$2 A Day in the United States

The Brookings Institution has a brand new study on those living on $2 a day in the U.S. One of the most interesting findings is how the estimates depend on the data source. These estimates range from 4% (12 million) to zero:

different estimates of poverty rate 2

 

In response to questions about their study, the authors explain the range of estimates:

First, a significant portion of $2 poverty appears to be temporary, as evidenced by the lower poverty rates recorded when we extend the duration over which individuals’ welfare is assessed. Such spells may be accounted for by life events such as moving between jobs that are not necessarily indications of diminished welfare. Second, social protection programs play a critical role in the welfare of many of America’s poorest households. Programs such as food stamps (SNAP) and the Earned Income Tax Credit mean the difference between living above the $2 threshold or below it for millions of people according to some estimates. Third, a significant share of consumption for the $2 poor likely occurs out of resources that don’t count as income: savings and assets, borrowing, and in-kind government assistance. Poverty estimates based on income (money earned) and consumption (money spent) differ widely. This discrepancy is in keeping with the higher variability of income from month to month

Furthermore, the authors explain, “If we used the exact same criteria to measure poverty in the U.S. as is used by the World Bank to obtain official poverty estimates for the developing world, we would conclude that no-one in the U.S. falls under the $2 threshold. Part of the reason for this is that even the poorest people surveyed in America appear to find a way to meet their most basic material needs (valued above $2 a day) even if their reported income is zero or close to zero. Furthermore, the poor in America have access to public goods—public education, criminal justice and infrastructure—that would be the envy of the poor in the developing world.”
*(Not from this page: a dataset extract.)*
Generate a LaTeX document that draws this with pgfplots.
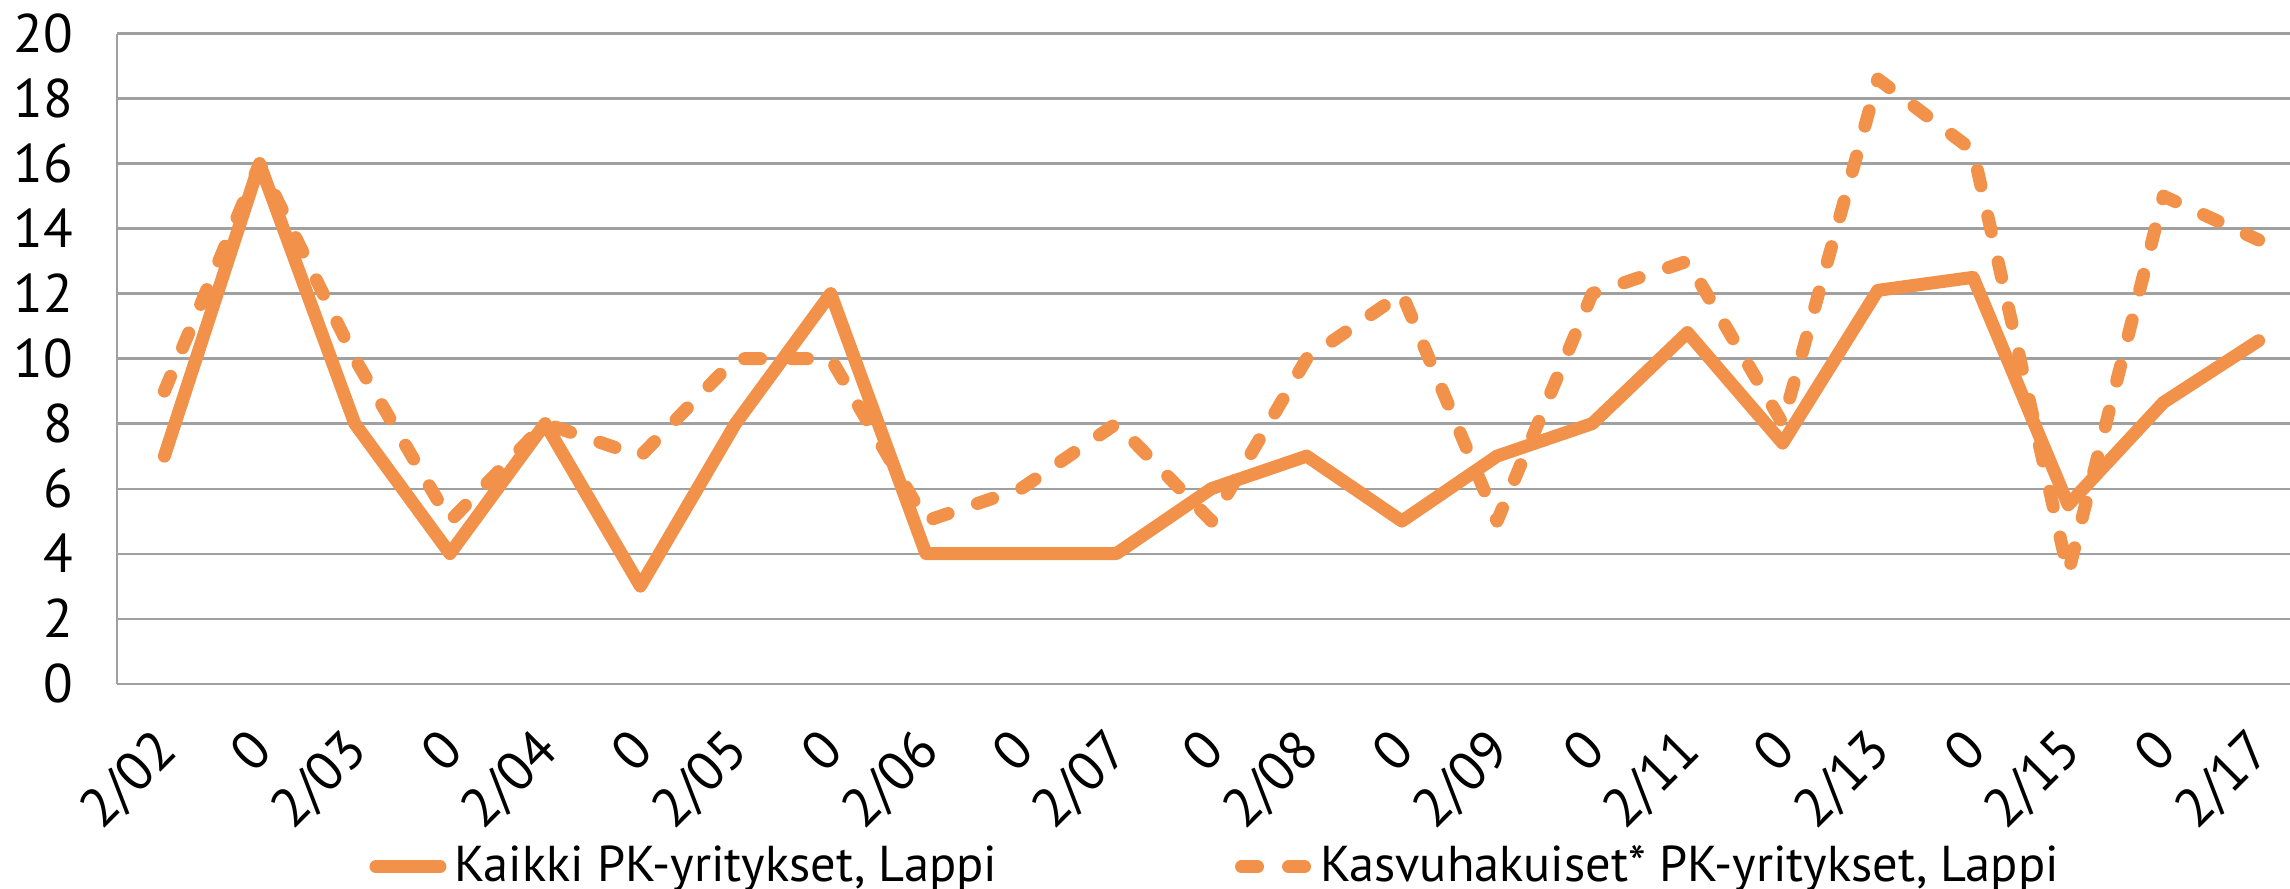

Finally, the authors point out that “the methodology by which the World Bank compiles official global poverty estimates has recently changed. Whereas in the past the estimate was in practice just a measure of poverty in the developing world, the new method incorporates the populations of rich countries. For now, the entire population of these countries is assumed to not be poor.” 

Understanding data sources is important. Consumption is likely a more accurate way to assess the poor’s material well-being, as I think is demonstrated in the range of estimates above. On top of this, one must take into consideration the intangible assets of one’s country. These assets, according to the World Bank, refer to the nation’s human and social capital (i.e. worker skills and trust) and the quality of its formal and informal institutions (e.g. efficient judicial system, property rights). These make up most of a nation’s total wealth.1 In 2005 (the latest data from the World Bank), the U.S. had $734,195 total wealth per capita, with $627,246 (over 85%) of that wealth being intangible.

One of those studies that should both remind those in developed countries how lucky they are and how much work there is still left to do.